College football’s version of the NCAA Final Four has officially arrived. The College Football Playoff is ready to debut in 2014, which is creating quite the buzz at the Big XII Conference Football Media Days in Dallas.
A playoff is something that has been in the works for quite some time, but the road to a playoff berth is a completely different topic up for discussion.
If you ask Big XII Conference coaches, they believe the league winner should earn a trip to the playoff, especially if that winner goes undefeated.
“The way I've looked at it is, I mean, you want to get in the Final Four and win the Big XII and go unscathed,” Baylor Head Coach Art Briles said. “You do that, you go 9-0 in the Big XII, you're going to be in the Final Four because you're going to beat probably two top 10 teams, probably two others in the top 20, and maybe another top 25, which is what we faced last year.”
“We’re the only conference where everyone plays everyone. I mean, I think that’s an easy one,” Kansas Head Coach Charlie Weis said. “I think whoever wins the conference, whether they go undefeated or not, should be in it. When you look at our conference, there are 10 teams in the conference, and you have to play everybody. There’s no ‘well we’re in this division’ and ‘who are our other division opponent games’ – to win this conference, you’re going to play nine games.
One year, you’re going to have four home games and the next year you’re going to have five,” Weis added. “That’s the way it’s going to be. That means you only have three non-conference opponents. If you come out of the Big XII as the winner of the conference, then the odds of you being in that final four are very, very high.”
Oklahoma and Baylor are the two favorites to potentially run the table in 2014, and it just so happens that the two programs were picked number one and two, respectively, when the league’s preseason media poll was recently revealed.
Baylor won the Big XII Conference Championship last year, and looked rather impressive doing it. When it comes to running the table in conference play, Briles did his homework, and understands just how difficult of a task it really is.
“I wasn’t really sure when the last team went undefeated in the Big XII. Well, it’s been since 2005,” he said. “So that shows you how hard it is to do in this league because there’s a lot of good football teams here. We aren’t mixing and dodging, catching some during some years and catching some not – we’re playing them every year. So if you mess around and go undefeated; if you go 9-0 in this conference, then you can put your tag on number one or two going into the final four, in my opinion. I don’t think it’s even a question.”

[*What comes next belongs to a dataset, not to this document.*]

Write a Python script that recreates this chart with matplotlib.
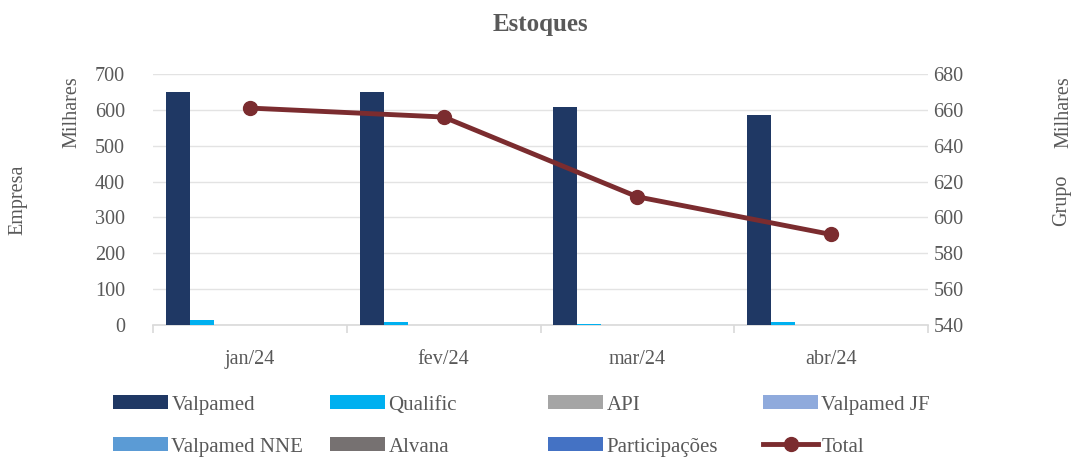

Although the Big XII coaches overwhelmingly believe that the league winner will earn a spot in the college football playoff, it becomes a bit more complicated once you mix in the champions of the rest of the power conferences.
It seems as though it’s a foregone conclusion that the SEC champion will earn a spot. That leaves three openings which are left for the Big XII, Big Ten, ACC and PAC 12.
That means one conference champion will be left out. Not to mention, if the SEC runner-up finishes with a single loss, then that team will begin to garner praise from the national media as well.
Kliff Kingsbury has played in the Big XII, and is now coaching in the league. The Texas Tech head coach was not too specific, but rather concise about his view of the debate.
“I do,” Kingsbury said, referring to his belief in the Big XII champion earning a spot in the playoff. “I think our schedule and our league is going to be strong as a whole this year. So I think whoever comes out as a Big XII champion is going to have one of those four spots.”
The uncertainty of a Big XII program holding a spot in the inaugural College Football Playoff is what fuels the entire debate. There are five power conferences and only four spots. That translates to a league champion standing on the outside looking in.
For TCU Head Coach Gary Patterson, the specifics in his response were not telling. But his tone of voice in his reply painted the entire picture of his stance.
“Yeah,” Patterson said, responding quickly and authoritatively.
How about a one or two loss Big XII team?
“Yup,” Patterson replied. “If you’re the winner of this conference; yes.”
It may be that simple for Patterson, but Briles retracted on his response in terms of a one or two loss Big XII champion, and rightfully so. It’s really not that easy.
“Well, it depends on when that loss is and who it’s to,” Briles said. “If you jump out there and lose one in the non-conference and then you lose one in-conference, then you’re 10-2. I think it just depends on how things play out across the nation. We can sit here and throw out the scenarios, but who knows. To me, it’s all determined by what everybody else does, along with yourself because who’s to say that someone is going to go undefeated in the SEC or the PAC 12.”
The vagueness that comes with attempting to predict how a season will transpire is about as cloudy as a rainy day, but the debate is one that is healthy in regards to college football and its advancement in the inaugural playoff.
The point is, a conference champion will be left out. However, Big XII coaches seem to have a reason to believe that if their team wins the conference, then their name will be called, having a chance to compete for a National Championship.
After all, a chance is all any college football coach asks for.